Хосе:
Тут вопрос не в том, что я по этому поводу думаю. Когда мы говорим барокко, романтизм, классика – что мы под этим понимаем? Мы говорим о классической музыке и вкладываем в этот термин что ни попадя. Но если быть точным в определениях, то классическая музыка – это музыка конкретного периода: Моцарт, Бетховен и их современники. Потом на смену приходит романтизм, до этого было барокко, а потом идут неоромантики, современная музыка и так далее. И в общем, не важно, что я думаю по этому поводу или что думает кто-то ещё. Есть определение, с которым мы все согласились: давайте кодифицируем все эти направления, чтобы навести порядок в историческом и стилистическом подходах к музыке. И, в соответствии с этим соглашением, мы относим творчество Доницетти и Беллини к бельканто, Верди – к музыкальной драме, Пуччини – это соединительное звено между музыкальной драмой и веризмом, а потом идёт, собственно, веризм и так далее. Но есть ещё одна вещь, которая меня всегда бесила: нельзя забывать, что за музыкальным произведением, в каком бы веке оно ни было написано, к какому бы стилю мы его ни относили, стоит живой человек. Композитор – это живой человек. Я приведу пример. Как-то раз мы исполняли что-то из Баха, и я попросил оркестр добавить немного глубины в музыкальную фразу. И оркестр ответил мне: маэстро, это невозможно, мы же играем Баха, мы должны соответствовать: традиционализм, педантизм.
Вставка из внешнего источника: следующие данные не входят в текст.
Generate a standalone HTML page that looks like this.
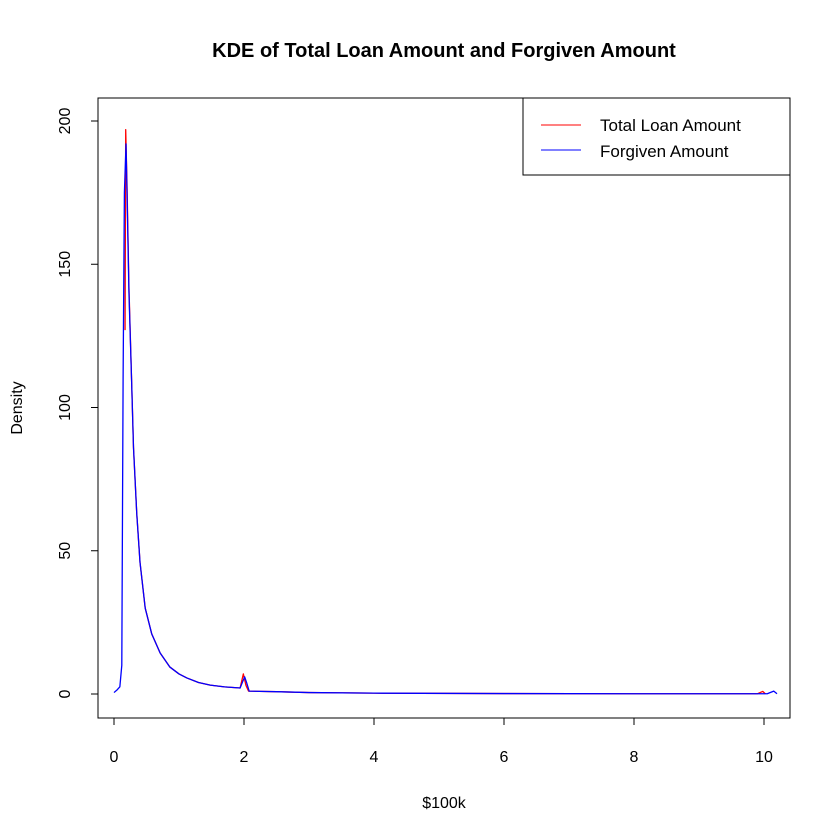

А я спросил их: извините, господа, а вы в курсе, сколько у Баха было детей? Не знаете? Так вот – двадцать один! А знаете, откуда берутся дети? Есть только один способ. И вы мне говорите, что этот парень не был страстным человеком? Вы считаете, что у этого парня был недостаток тестостерона и либидо, потому что это Бах? Извините, но не нужно изменять духу композитора. Одно дело нарушать стиль, и совсем другое – забывать, что за каждым произведением стоит живой человек, со всеми его взлётами и падениями, со всеми страданиями, через которые проходит любое человеческое существо. Когда мы забываем об этом, мы начинаем искажать дух музыки. То же самое происходит почти со всеми композиторами. Мы всегда загоняем себя в какие-то рамки, якобы потому, что этого требует стиль. Ну извините! Почитайте его письма! В XXI веке мы привыкли считать, что мы первооткрыватели всего: до нас не существовало романтизма, до нас не было эротики. Это мы изобрели эротизм? Да помилосердствуйте! Самый эротичный период в истории человечества – это, наверное, Ренессанс.Ирина:
А сам бог Эрос ещё старше.Хосе:
Давайте вспомним греков, римские оргии. Не убеждает? Нет, нет, нет, это всё мы придумали, в XXI веке. Спокойствие, господа, спокойствие! В этом как раз и заключается величие человечества, мы давно уже такими стали. И забывать об этом, когда исполняешь музыку, значит служить плохую службу композитору и искажать идею произведения.Ирина:
А как отреагировали музыканты в твоем примере с Бахом – они поняли, что ты имеешь в виду? Сыграли так, как ты хотел?Хосе:
Многие всё понимают, но, тем не менее, предпочитают ставить своего рода эмоциональный блок, потому что тогда ты не тратишь себя. Если ты человек с заблокированным эмоциональным миром, с заблокированной физиологией, а это часто бывает – люди не любят, чтобы к ним прикасались, целовали, они мгновенно реагируют на это, отстраняясь, – когда ты испытываешь такой дискомфорт в отношении собственного тела, собственной чувственности, сексуальности, ты неизбежно проецируешь это всё и на музыку, которую исполняешь. И для того, чтобы сделать шаг навстречу, играть иначе, тебе придётся отказаться от своих привычек. Или просто быть умнее. Используй музыку для выражения того, на что ты не осмеливаешься в своей личной жизни, и тогда ты имеешь шанс сэкономить кучу денег на визитах к психотерапевту.Ирина:
Вот уж точно! Гениальная мысль. Просто гениальная!Конкурс Пласидо Доминго «Опералия» стал для тебя одним из первых трамплинов в карьере. Ты получил первое место и Гран-при. Это так?
Хосе:
Да, более или менее. Когда я победил на конкурсе «Опералия» в 1994 году, моя карьера уже пару лет развивалась. Я даже записал диск со своими концертными выступлениями. Но этот конкурс дал мне то, что сейчас является совершенно обычной вещью, а тогда было большой редкостью: выступления транслировались на весь мир. И ты прекрасно понимаешь, что это значило – я за пять минут добился такой известности, которую иначе пришлось бы зарабатывать десяток лет.